3. Soube-se que a fabricação comemorativa do sexagésimo aniversário do veículo produzido em 1963 vai ter somente este número de unidades ao custo, em Portugal, de trezentos e setenta e dois mil euros cada um… Não será esta uma exaltação escusada de um certo capitalismo em regime de exclusão do resto da população? Não representará uma ofensa tal custo e com pretendentes reduzidos? Quais os critérios (valores) de quem se olha e vê os outros pela perspetiva do económico e no sentido materialista?

4. Há setores da nossa sociedade para os quais os outros não contam, podendo esquecer-se de que essa ofensa aos outros não está só no desprezo que manifestam para com eles, mas também na forma provocatória como tentam exibir-se e às coisas (casas, carros, adereços de moda, locais que frequentam) nas quais colocam a sua confiança e mesmo poder. Quase sem nos darmos conta somos levados e embarcar nesta onda de pretensa riqueza, onde boa parte da população não tem lugar nem cabe ostensivamente. Quando se poderia pensar que caminhávamos para uma justiça social, vemos emergirem sinais preocupantes de crescente desigualdade: os pobres não têm espaço e a pouca voz que poderão acrescentar quedar-se-á pela revolta, a reivindicação ou o protesto…ou, desgraçadamente uma certa resignação.

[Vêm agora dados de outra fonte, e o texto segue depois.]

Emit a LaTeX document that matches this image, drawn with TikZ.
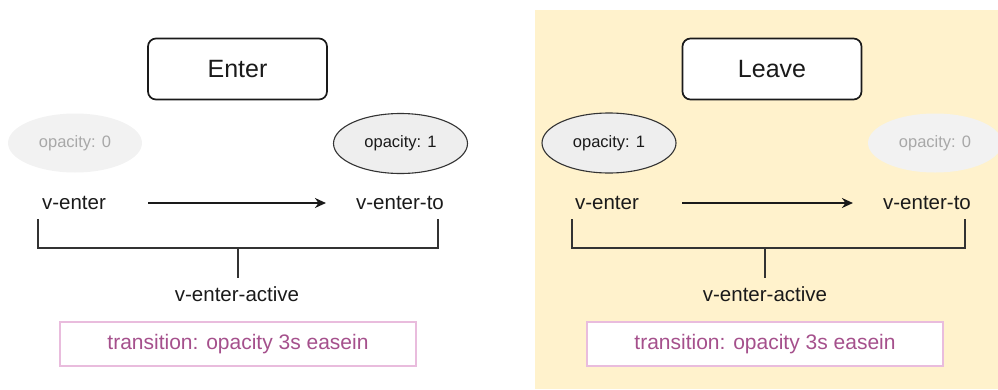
\documentclass[tikz,border=0pt]{standalone}
\usepackage{fontspec}
\setmainfont{Liberation Sans}
\usetikzlibrary{arrows.meta,shapes.geometric}
\definecolor{bgyellow}{HTML}{FFF2CC}
\definecolor{fadefill}{HTML}{F2F2F2}
\definecolor{fadetext}{HTML}{A8A8A8}
\definecolor{ellfill}{HTML}{EEEEEE}
\definecolor{ellline}{HTML}{333333}
\definecolor{pinkline}{HTML}{E9BCDD}
\definecolor{pinktext}{HTML}{A5508C}
\definecolor{ink}{HTML}{1A1A1A}
\tikzset{
  titlebox/.style={draw=ink, line width=1.7pt, rounded corners=8pt, fill=white,
    minimum width=179pt, minimum height=61pt, inner sep=0pt,
    font=\fontsize{25}{30}\selectfont, text=ink},
  fadeell/.style={ellipse, fill=fadefill, draw=none, minimum width=134pt, minimum height=59pt,
    inner sep=0pt, font=\fontsize{16.5}{20}\selectfont, text=fadetext},
  solidell/.style={ellipse, fill=ellfill, draw=ellline, line width=1.1pt, minimum width=134pt, minimum height=60pt,
    inner sep=0pt, font=\fontsize{16.5}{20}\selectfont, text=ink},
  lbl/.style={inner sep=0pt, font=\fontsize{20.5}{24}\selectfont, text=ink},
  transbox/.style={draw=pinkline, line width=1.2pt, fill=white, minimum width=356pt, minimum height=44pt,
    inner sep=0pt, font=\fontsize{21}{25}\selectfont, text=pinktext},
  flow/.style={draw=ink, line width=1.8pt, -{Stealth[length=11pt,width=10pt]}},
  bracket/.style={draw=ellline, line width=1.8pt},
}
\begin{document}
\begin{tikzpicture}[x=1pt,y=-1pt]
\useasboundingbox (0,0) rectangle (998,389);
\fill[bgyellow] (535,10) rectangle (998,389);

% ---------- Enter panel ----------
\node[titlebox] (enter) at (237.5,69) {Enter};
\node[fadeell] (lop0) at (75,143) {opacity: 0};
\node[solidell] (lop1) at (400.5,143.5) {opacity: 1};
\node[lbl] (lven) at (74,203) {v-enter};
\node[lbl] (lvto) at (400,203) {v-enter-to};
\draw[flow, shorten <=42pt, shorten >=30pt] (lven.east) -- (lvto.west);
\coordinate (lbl1) at (38,219);
\coordinate (lbl2) at (38,248);
\coordinate (lbr1) at (438,219);
\coordinate (lbr2) at (438,248);
\coordinate (lstem) at (238,248);
\coordinate (lstemend) at (238,278);
\draw[bracket] (lbl1) -- (lbl2) -- (lbr2) -- (lbr1);
\draw[bracket] (lstem) -- (lstemend);
\node[lbl] (lact) at (237,294) {v-enter-active};
\node[transbox] (ltr) at (238,344) {transition: opacity 3s easein};

% ---------- Leave panel ----------
\node[titlebox] (leave) at (772,69) {Leave};
\node[solidell] (rop1) at (609,143) {opacity: 1};
\node[fadeell] (rop0) at (935,143) {opacity: 0};
\node[lbl] (rven) at (607,203) {v-enter};
\node[lbl] (rvto) at (927,203) {v-enter-to};
\draw[flow, shorten <=43pt, shorten >=30pt] (rven.east) -- (rvto.west);
\coordinate (rbl1) at (572,219);
\coordinate (rbl2) at (572,248);
\coordinate (rbr1) at (965,219);
\coordinate (rbr2) at (965,248);
\coordinate (rstem) at (765,248);
\coordinate (rstemend) at (765,278);
\draw[bracket] (rbl1) -- (rbl2) -- (rbr2) -- (rbr1);
\draw[bracket] (rstem) -- (rstemend);
\node[lbl] (ract) at (765,294) {v-enter-active};
\node[transbox] (rtr) at (765,344) {transition: opacity 3s easein};
\end{tikzpicture}
\end{document}
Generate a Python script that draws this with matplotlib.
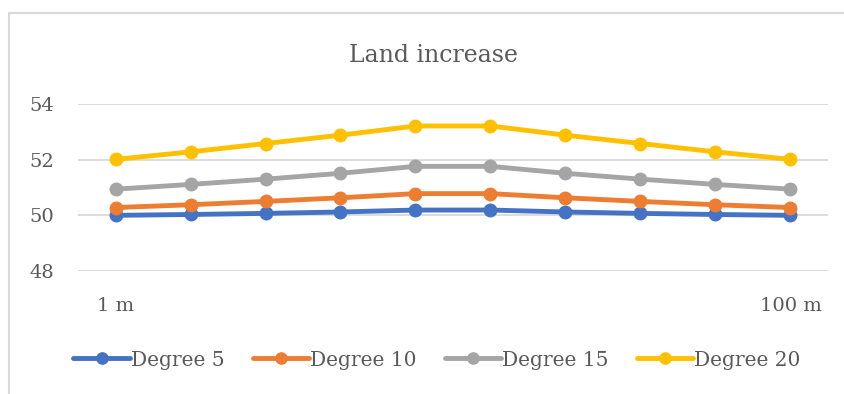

5. Dizia um padre da Igreja (S. Basílio): as riquezas que tens a mais não te pertencem são dos pobres a quem a deves retribuir. Se pensarmos bem: de que adianta querer ostentar mais do que os outros se todos haveremos de deixar tudo neste mundo, não levaremos nada. Como refere, por diversas vezes, o Papa Francisco: a mortalha não em bolsos! O cristianismo é muito mais do que um projeto social, é, antes de tudo, um anúncio da pessoa de Jesus, que nos irmana com todos e faz com que os outros sejam nossos companheiros – na etimologia de ‘comer do mesmo pão’ – de caminhada neste tempo que passamos por esta terra. Mal vai a nossa sociedade se só vir o cristianismo como algo que faz aos outros ações de benemerência sem neles ver o Cristo chagado e pobre, doente e necessitado, precisando cada um de nós dos outros para que se faça relação e não competição ou concorrência. Porsche, não obrigado!